→ Task prompt: From the entries below, tally how many lines contain "with" and report only that figure.

— Start of Data for this task —

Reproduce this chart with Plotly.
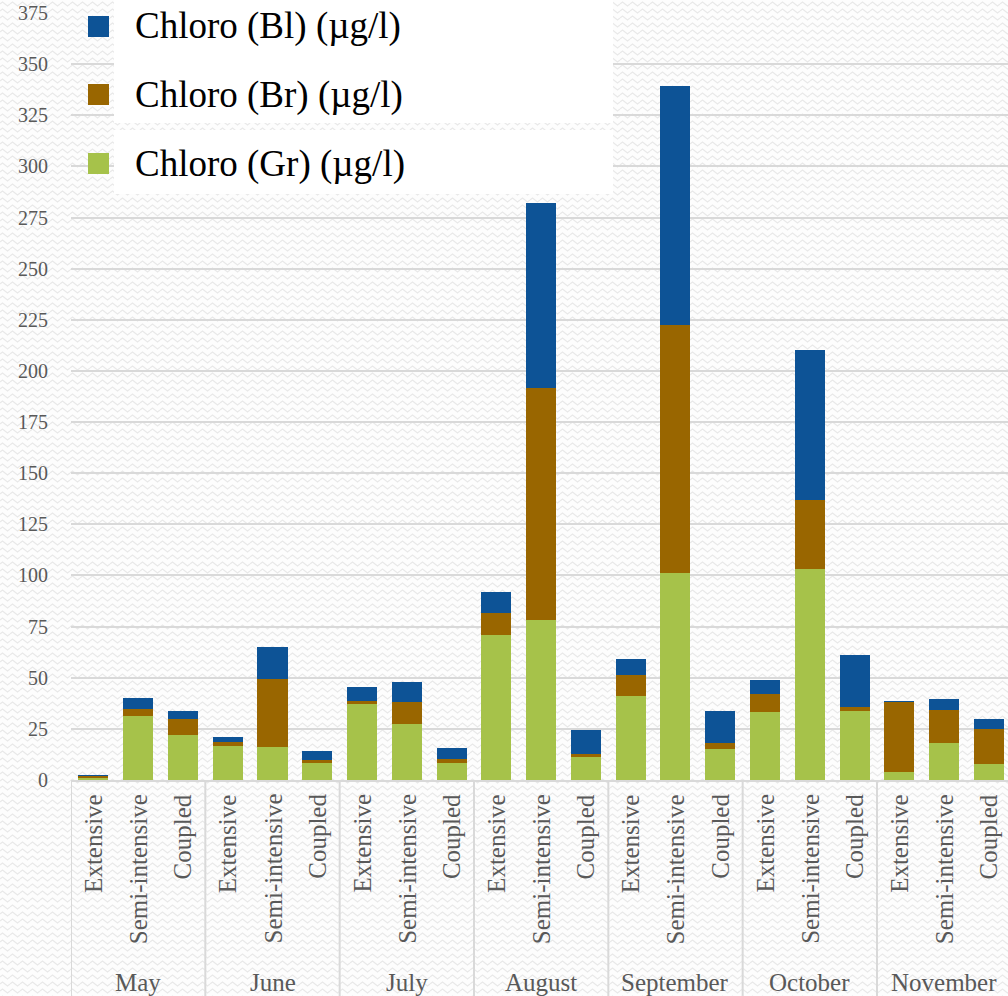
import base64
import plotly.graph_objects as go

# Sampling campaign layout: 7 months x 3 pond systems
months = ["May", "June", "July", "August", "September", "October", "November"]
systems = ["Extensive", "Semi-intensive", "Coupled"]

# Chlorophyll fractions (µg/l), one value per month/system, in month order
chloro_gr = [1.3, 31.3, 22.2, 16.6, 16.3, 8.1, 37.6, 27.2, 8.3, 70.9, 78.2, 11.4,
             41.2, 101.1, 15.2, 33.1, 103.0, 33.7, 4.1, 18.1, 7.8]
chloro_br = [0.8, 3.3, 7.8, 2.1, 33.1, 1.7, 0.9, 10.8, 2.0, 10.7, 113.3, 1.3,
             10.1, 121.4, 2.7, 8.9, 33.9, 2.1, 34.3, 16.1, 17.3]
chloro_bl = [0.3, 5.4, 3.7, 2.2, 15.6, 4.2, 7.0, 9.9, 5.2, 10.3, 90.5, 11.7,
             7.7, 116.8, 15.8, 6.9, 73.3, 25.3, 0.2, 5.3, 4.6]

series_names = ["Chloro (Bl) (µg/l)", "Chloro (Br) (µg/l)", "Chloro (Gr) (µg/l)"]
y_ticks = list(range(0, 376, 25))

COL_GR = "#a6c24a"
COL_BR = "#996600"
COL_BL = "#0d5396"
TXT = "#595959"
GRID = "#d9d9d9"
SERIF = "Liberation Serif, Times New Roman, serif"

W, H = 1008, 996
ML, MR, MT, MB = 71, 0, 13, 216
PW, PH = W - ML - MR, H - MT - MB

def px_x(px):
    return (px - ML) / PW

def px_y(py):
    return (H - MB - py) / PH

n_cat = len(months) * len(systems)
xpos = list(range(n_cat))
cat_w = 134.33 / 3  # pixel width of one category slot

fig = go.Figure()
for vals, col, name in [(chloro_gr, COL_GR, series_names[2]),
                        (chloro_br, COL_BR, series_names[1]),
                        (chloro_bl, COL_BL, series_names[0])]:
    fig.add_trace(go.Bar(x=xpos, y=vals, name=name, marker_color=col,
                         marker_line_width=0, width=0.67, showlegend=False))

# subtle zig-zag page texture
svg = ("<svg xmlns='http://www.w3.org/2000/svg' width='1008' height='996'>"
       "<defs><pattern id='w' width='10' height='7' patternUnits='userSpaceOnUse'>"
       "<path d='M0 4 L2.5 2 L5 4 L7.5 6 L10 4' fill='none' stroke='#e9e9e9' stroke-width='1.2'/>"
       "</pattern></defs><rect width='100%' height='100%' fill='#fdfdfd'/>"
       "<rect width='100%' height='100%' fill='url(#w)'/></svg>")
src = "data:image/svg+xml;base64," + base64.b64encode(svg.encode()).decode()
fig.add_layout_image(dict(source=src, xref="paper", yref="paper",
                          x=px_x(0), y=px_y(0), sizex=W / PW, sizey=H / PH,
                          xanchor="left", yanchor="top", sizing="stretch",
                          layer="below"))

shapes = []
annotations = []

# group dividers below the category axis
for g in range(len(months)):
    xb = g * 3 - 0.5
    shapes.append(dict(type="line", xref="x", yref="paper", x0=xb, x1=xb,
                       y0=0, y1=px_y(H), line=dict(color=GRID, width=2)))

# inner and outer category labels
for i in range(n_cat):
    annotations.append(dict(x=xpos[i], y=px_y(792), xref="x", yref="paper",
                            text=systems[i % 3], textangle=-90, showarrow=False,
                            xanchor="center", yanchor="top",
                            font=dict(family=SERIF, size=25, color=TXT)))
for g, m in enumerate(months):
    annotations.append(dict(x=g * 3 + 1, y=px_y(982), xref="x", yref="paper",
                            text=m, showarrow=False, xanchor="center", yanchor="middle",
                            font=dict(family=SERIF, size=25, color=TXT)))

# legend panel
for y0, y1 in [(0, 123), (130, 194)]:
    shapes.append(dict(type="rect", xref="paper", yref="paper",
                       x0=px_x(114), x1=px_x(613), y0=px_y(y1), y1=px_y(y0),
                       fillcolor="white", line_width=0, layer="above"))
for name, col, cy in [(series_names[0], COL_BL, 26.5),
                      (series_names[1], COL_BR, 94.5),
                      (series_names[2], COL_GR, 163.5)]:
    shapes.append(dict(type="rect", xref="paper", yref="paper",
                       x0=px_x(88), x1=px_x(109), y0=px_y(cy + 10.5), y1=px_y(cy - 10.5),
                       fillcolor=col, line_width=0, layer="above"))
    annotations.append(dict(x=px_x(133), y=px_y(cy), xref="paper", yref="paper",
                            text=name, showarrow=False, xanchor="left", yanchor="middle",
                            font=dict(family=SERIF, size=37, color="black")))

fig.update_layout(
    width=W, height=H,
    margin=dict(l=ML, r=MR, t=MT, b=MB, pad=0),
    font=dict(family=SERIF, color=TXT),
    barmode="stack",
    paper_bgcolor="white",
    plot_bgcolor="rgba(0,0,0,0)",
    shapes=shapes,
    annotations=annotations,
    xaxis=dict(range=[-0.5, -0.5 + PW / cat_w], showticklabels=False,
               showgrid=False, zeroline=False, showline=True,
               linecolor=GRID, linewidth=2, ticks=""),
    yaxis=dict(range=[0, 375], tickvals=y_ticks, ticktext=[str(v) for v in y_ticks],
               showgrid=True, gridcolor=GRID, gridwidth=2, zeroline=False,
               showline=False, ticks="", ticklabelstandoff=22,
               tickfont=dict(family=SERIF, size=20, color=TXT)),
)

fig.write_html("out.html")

— End of Data for this task —
— Start of Data for this task —

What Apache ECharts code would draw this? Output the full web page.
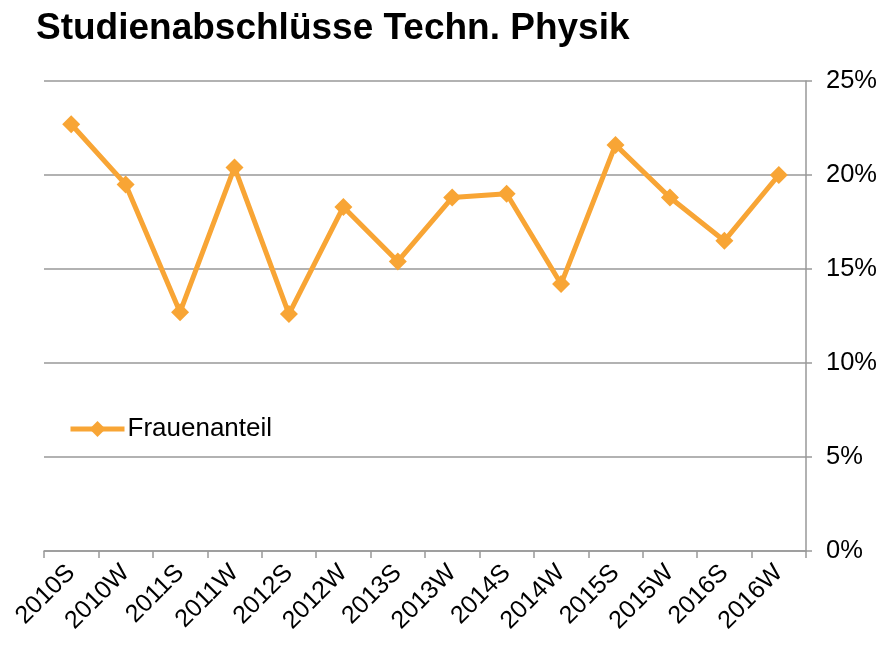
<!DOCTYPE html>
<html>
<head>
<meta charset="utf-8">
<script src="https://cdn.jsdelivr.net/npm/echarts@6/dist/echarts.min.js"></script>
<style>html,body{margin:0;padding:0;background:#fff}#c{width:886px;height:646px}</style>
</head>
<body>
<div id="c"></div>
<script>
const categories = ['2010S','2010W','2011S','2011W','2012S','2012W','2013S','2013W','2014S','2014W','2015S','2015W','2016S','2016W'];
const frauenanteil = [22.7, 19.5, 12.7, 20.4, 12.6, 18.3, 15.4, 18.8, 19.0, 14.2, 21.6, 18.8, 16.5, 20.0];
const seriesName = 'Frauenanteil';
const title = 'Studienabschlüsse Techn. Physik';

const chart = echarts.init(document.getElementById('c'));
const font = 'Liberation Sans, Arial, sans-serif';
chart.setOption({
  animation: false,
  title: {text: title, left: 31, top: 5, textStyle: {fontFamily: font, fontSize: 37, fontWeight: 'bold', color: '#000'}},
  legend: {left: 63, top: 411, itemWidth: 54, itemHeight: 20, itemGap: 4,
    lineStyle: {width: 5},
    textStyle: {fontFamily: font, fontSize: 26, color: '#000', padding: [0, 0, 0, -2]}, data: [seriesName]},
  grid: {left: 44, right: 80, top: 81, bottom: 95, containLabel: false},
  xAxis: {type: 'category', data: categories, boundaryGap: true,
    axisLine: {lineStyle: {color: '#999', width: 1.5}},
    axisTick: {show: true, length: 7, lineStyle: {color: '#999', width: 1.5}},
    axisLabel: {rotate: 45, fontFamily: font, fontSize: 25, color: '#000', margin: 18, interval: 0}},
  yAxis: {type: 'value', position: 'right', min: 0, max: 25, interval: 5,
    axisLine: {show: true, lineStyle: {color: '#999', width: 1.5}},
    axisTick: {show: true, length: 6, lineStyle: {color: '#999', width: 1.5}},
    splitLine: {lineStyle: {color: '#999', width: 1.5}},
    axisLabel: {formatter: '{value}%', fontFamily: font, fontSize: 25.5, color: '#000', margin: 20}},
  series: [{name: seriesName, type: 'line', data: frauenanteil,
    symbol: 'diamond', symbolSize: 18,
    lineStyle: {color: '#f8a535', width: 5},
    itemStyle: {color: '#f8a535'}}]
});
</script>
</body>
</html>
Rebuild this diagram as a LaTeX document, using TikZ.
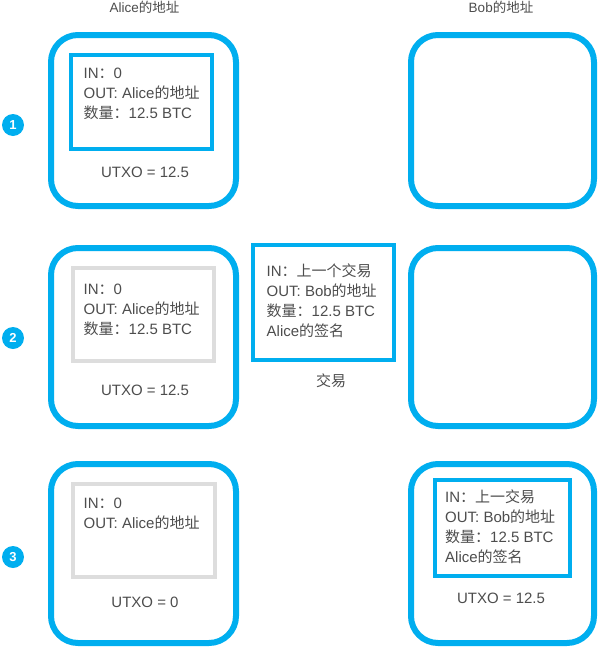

— End of Data for this task —
— Start of Data for this task —

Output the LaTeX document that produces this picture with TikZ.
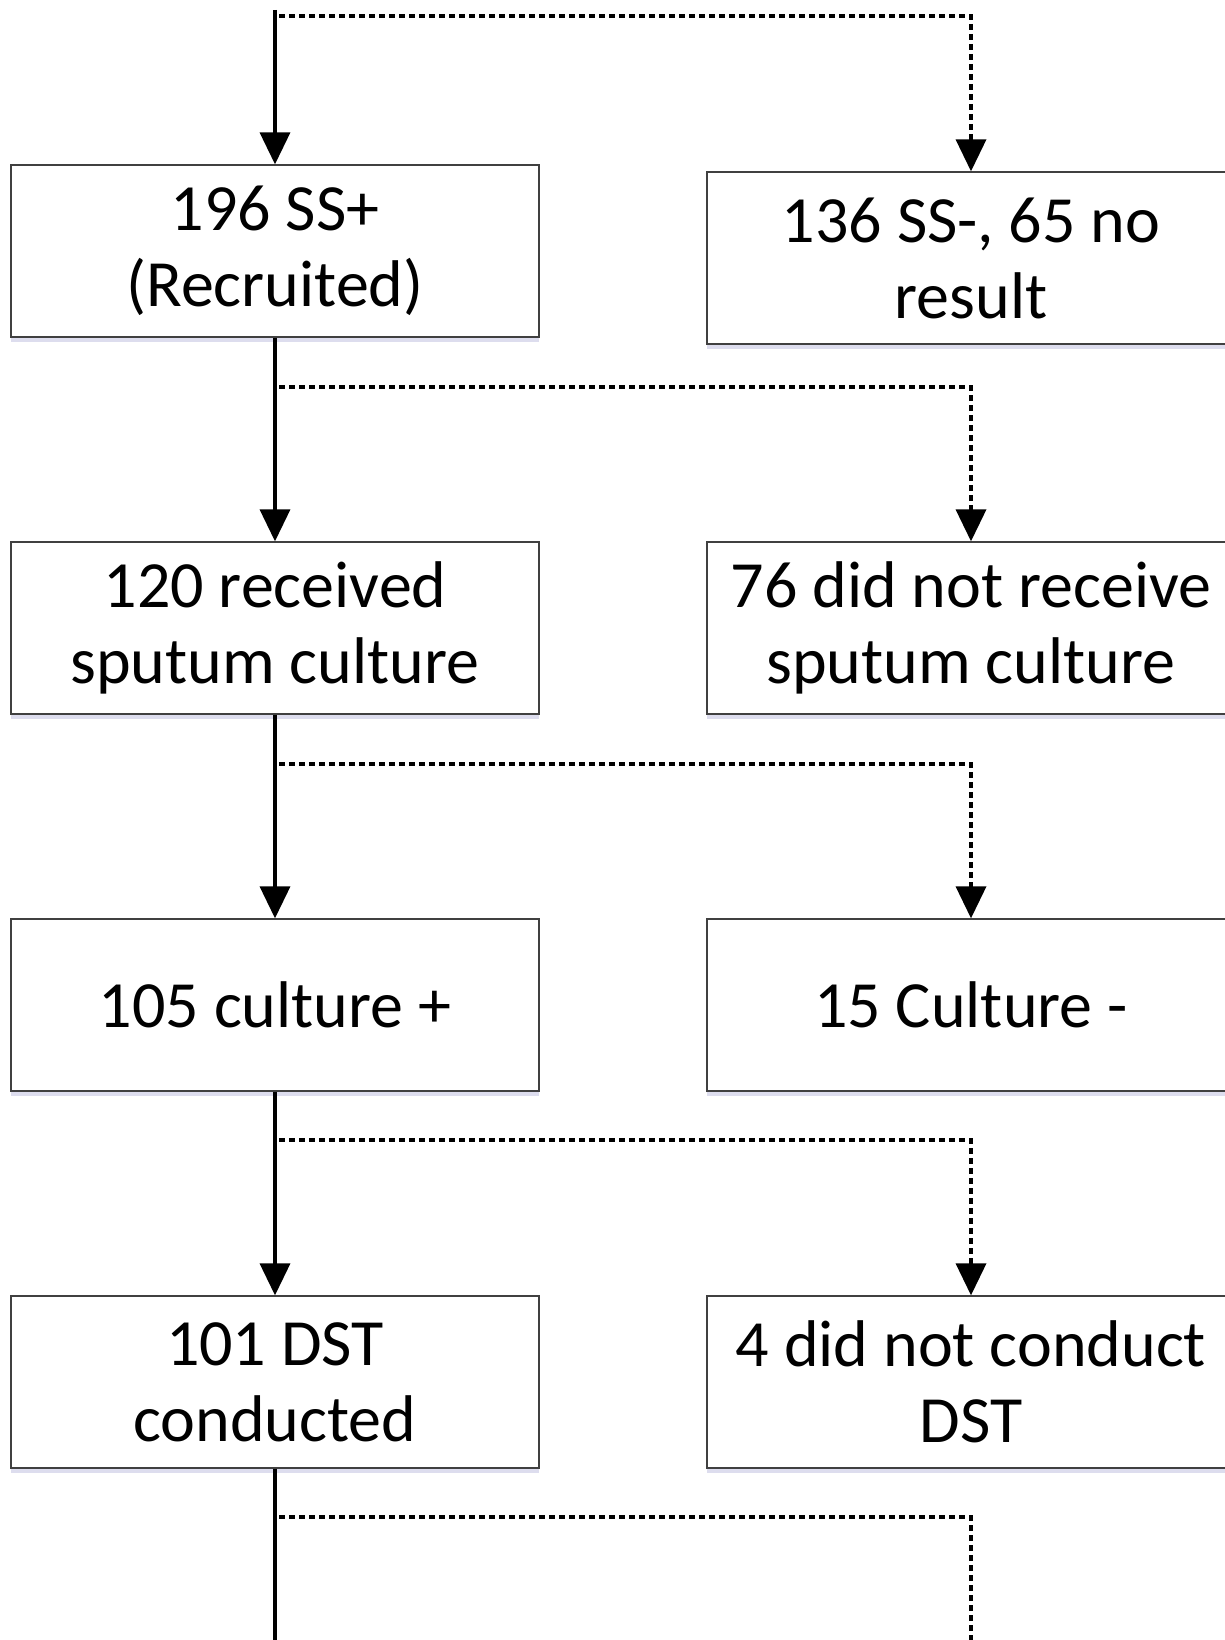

— End of Data for this task —

→ Finished answer: 2